Когда начались репетиции «Простой вещи», Коля Мордвинов выбивался из сил: ему предстояло сочинить качественно новое освещение спектакля с минимумом материальных затрат, и Соболевский его допекал, Соболевский! Лощеный белогвардейский поручик, контрразведчик, фанатик белой идеи, умница, садист, циник! А наш Коля — брови «домиком»…
Со всем тем уже многим, что к моменту генеральных оказалось накоплено Колей для роли, ясно было, что от себя ему Соболевского не сыграть. Внутренний багаж требовал, так сказать, «наружной упаковки». И тут все было найдено предельно точно. Грим минимальный: очень бледный тон лица, резко прочерченные хищные брови, свинцовые блики под глазами, прямые жесткие усики над губой — все. И кубанка на голове, надетая чуть набок, была выразительнее иного парика. Костюм подчеркнуто скромный: темно-коричневая гимнастерка с вшитыми погонами, щегольски обтянутая под тонким ремешком; черные галифе, черные же облегавшие ноги до колен кавказские сапожки без каблуков, четкий рисунок белого аксельбанта — через плечо на грудь; на поясе — маленькая кобура, в руке — стек. Стало очевидно, что, приближаясь к генеральным, Коля репетировал, прицеливаясь именно к этому костюму и гриму, и сразу все сошлось: внешнее и внутреннее сочеталось прочно, органично, впечатляюще. Минимум жестов, резкая и точная дикция, пронзительный, все фиксирующий взгляд и какая-то звериная, бесшумная и легкая походка — кавказские-то сапожки кстати пришлись: иначе в них не пойдешь!
При полной свободе и неторопливой грации движений был найден такой напряженный ритм роли, что ее хотелось сравнить с туго натянутой звенящей струной. В этом Соболевском все было на пределе: душевная опустошенность, ненависть к врагу, постоянная готовность к схватке…
Мы гримировались все вместе. И я любил незаметно наблюдать за преображением-Мордвинова. Еще не надев костюма, но уже положив рядом кубанку, которую он ощущал как грим, Коля медленно покрывал лицо бледным своим тоном, наводил бровь, задумывался, поглядывая перед собой иногда в зеркало, а то и мимо… И с каждым жестом он отдалялся, отплывал куда-то от того недотепистого Коли Мордвинова, которого я пытался описать вначале. И наливался неведомой силой… Какое все-таки волшебство — театр!
Как-то спустя несколько лет я смотрел фильм «Леон Кутюрье» на тему «Рассказа о простой вещи» и с нетерпением ожидал появления Соболевского — не помню, кто его играл, — неужели перебьет впечатление от мордвиновской игры?
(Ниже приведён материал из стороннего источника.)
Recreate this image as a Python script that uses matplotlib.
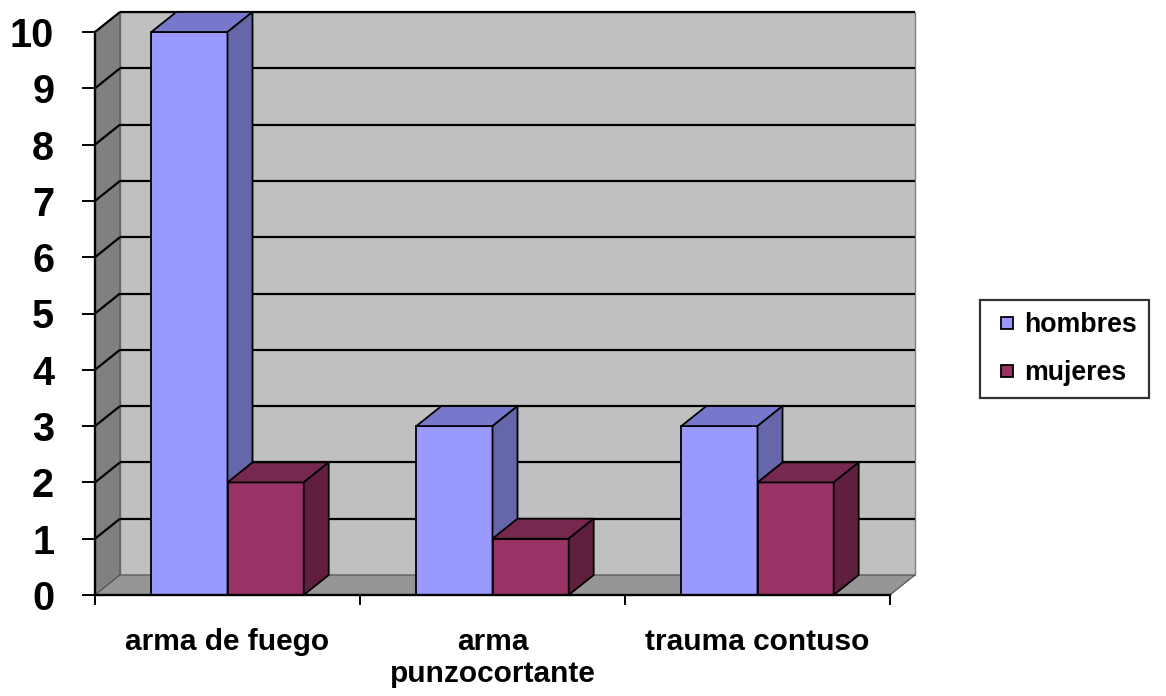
import matplotlib
matplotlib.use("Agg")
import matplotlib.pyplot as plt
from matplotlib.patches import Polygon
from matplotlib.lines import Line2D
from matplotlib.ticker import FixedLocator, NullFormatter, FixedFormatter

# ---- data ----
categories = ["arma de fuego", "arma\npunzocortante", "trauma contuso"]
series_names = ["hombres", "mujeres"]
hombres = [10, 3, 3]
mujeres = [2, 1, 2]
y_ticks = list(range(0, 11))

# ---- style ----
FRONT = ["#9999FF", "#993366"]
TOP = ["#7777CC", "#77284F"]
SIDE = ["#6666AA", "#611F40"]
BACK_WALL = "#C0C0C0"
SIDE_WALL = "#808080"
FLOOR = "#969696"
LW = 1.3

plt.rcParams["font.family"] = ["Liberation Sans", "DejaVu Sans"]
plt.rcParams["font.weight"] = "bold"

W, H = 1166, 696
fig = plt.figure(figsize=(W / 100, H / 100), dpi=100)
ax = fig.add_axes([95 / W, (H - 595) / H, 795 / W, 563 / H])
ax.set_xlim(0, 3)
ax.set_ylim(0, 10)
ax.patch.set_alpha(0)

# depth offsets in data units
DX = 25 / 265
DY = 20 / 56.3
YMAX = 10
NC = len(categories)

def poly(pts, fc, z, ec="black", lw=LW):
    p = Polygon(pts, closed=True, facecolor=fc, edgecolor=ec, linewidth=lw,
                zorder=z, clip_on=False, joinstyle="miter")
    ax.add_patch(p)

# walls
poly([(DX, DY), (NC + DX, DY), (NC + DX, YMAX + DY), (DX, YMAX + DY)], BACK_WALL, 1, ec="#808080", lw=1.0)
poly([(0, 0), (DX, DY), (DX, YMAX + DY), (0, YMAX)], SIDE_WALL, 1, ec="#505050", lw=0.8)
poly([(0, 0), (NC, 0), (NC + DX, DY), (DX, DY)], FLOOR, 1, ec="#505050", lw=0.8)

# gridlines
for v in y_ticks[1:]:
    ax.plot([DX, NC + DX], [v + DY, v + DY], color="black", lw=1.6, zorder=2, clip_on=False,
            solid_capstyle="butt")
    ax.plot([0, DX], [v, v + DY], color="black", lw=1.6, zorder=2, clip_on=False,
            solid_capstyle="butt")

# bars
w = 0.2875
z = 3
for i in range(NC):
    start = i + (1 - 2 * w) / 2
    for j, vals in enumerate([hombres, mujeres]):
        v = vals[i]
        x0 = start + j * w
        x1 = x0 + w
        ax.bar(x0, v, width=w, align="edge", color=FRONT[j], edgecolor="black",
               linewidth=LW, zorder=z, clip_on=False)
        poly([(x0, v), (x1, v), (x1 + DX, v + DY), (x0 + DX, v + DY)], TOP[j], z)
        poly([(x1, 0), (x1 + DX, DY), (x1 + DX, v + DY), (x1, v)], SIDE[j], z)
        z += 1

# spines
for s in ["top", "right"]:
    ax.spines[s].set_visible(False)
for s in ["left", "bottom"]:
    ax.spines[s].set_linewidth(1.7)
    ax.spines[s].set_zorder(50)

# ticks
ax.set_yticks(y_ticks)
ax.set_yticklabels([str(t) for t in y_ticks])
ax.tick_params(axis="y", direction="out", length=9.4, width=1.4, pad=20,
               labelsize=28.5)
ax.xaxis.set_major_locator(FixedLocator([0, 1, 2, 3]))
ax.xaxis.set_major_formatter(NullFormatter())
ax.xaxis.set_minor_locator(FixedLocator([0.5 + i for i in range(NC)]))
ax.xaxis.set_minor_formatter(FixedFormatter(categories))
ax.tick_params(axis="x", which="major", direction="out", length=7.2, width=1.4)
ax.tick_params(axis="x", which="minor", length=0, pad=24, labelsize=21.5)
for lab in ax.get_xticklabels(minor=True):
    lab.set_linespacing(1.15)
for lab in ax.get_yticklabels() + ax.get_xticklabels(minor=True):
    lab.set_fontweight("bold")

# legend
handles = [Line2D([], [], linestyle="none", marker="s", markersize=9,
                  markerfacecolor=FRONT[k], markeredgecolor="black", markeredgewidth=1.3)
           for k in range(2)]
leg = fig.legend(handles, series_names, loc="center left",
                 bbox_to_anchor=(980 / W, 1 - 349 / H),
                 frameon=True, fancybox=False, edgecolor="black",
                 prop={"size": 19.3, "weight": "bold"},
                 handlelength=1.15, handleheight=0.6, handletextpad=0.05,
                 labelspacing=0.85, borderpad=0.45, borderaxespad=0)
leg.get_frame().set_linewidth(1.6)

fig.savefig("out.png", dpi=100)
Нет, куда там!
Надо ли говорить, с какой тоской и болью стояли мы, старые Колины товарищи, у его гроба? Я посматривал на слегка подгримированное красивое Колино лицо, и одно воспоминание о нем невольно бередило сознание: вспомнилось, как в день премьеры «Простой вещи», уже предельно измотанный после двух или трех бессонных ночей, закончив монтировку света, Коля решил сбегать в баньку, а потом сесть гримироваться. Из бани вернулся он в студию не освеженным, а разбитым, прилег отдохнуть и… заснул поистине богатырским сном. Он так жадно и красиво спал, что жаль было его будить. Спектакль мог начаться без него, но тем не менее Колю начали гримировать спящего, оберегая его силы! А потом он проснулся, встал, размялся и сыграл своего Соболевского. Тоже по-богатырски. Прямо былинный сюжет!
До чего же хотелось забыть про гроб и представить себе, что наш Коля, как много лет тому назад, снова заснул богатырским сном и вот-вот проснется, поднимется и сойдет на сцену, где никто никогда не видел его покойным, где он привык стоять во весь рост, мощный, красивый, великолепный, и жить во всю ширь… Жить!
Головин переулок
Театр Завадского понемногу становился популярным. Годы его расцвета — 1933-й, 34-й, 35-й. В нашем репертуаре появилось несколько пьес советских авторов: «Армия мира» Ю. Никулина, «Ваграмова ночь» Л. Первомайского, «Опыт» К. Тренева. А три наших премьеры — «Волки и овцы» А. Н. Островского, «Ученик дьявола» Б. Шоу и «Школа неплательщиков» Л. Вернейля — пользовались шумным успехом. Попасть на них считалось «престижным» именно потому, что попасть было трудно — билеты расхватывались моментально.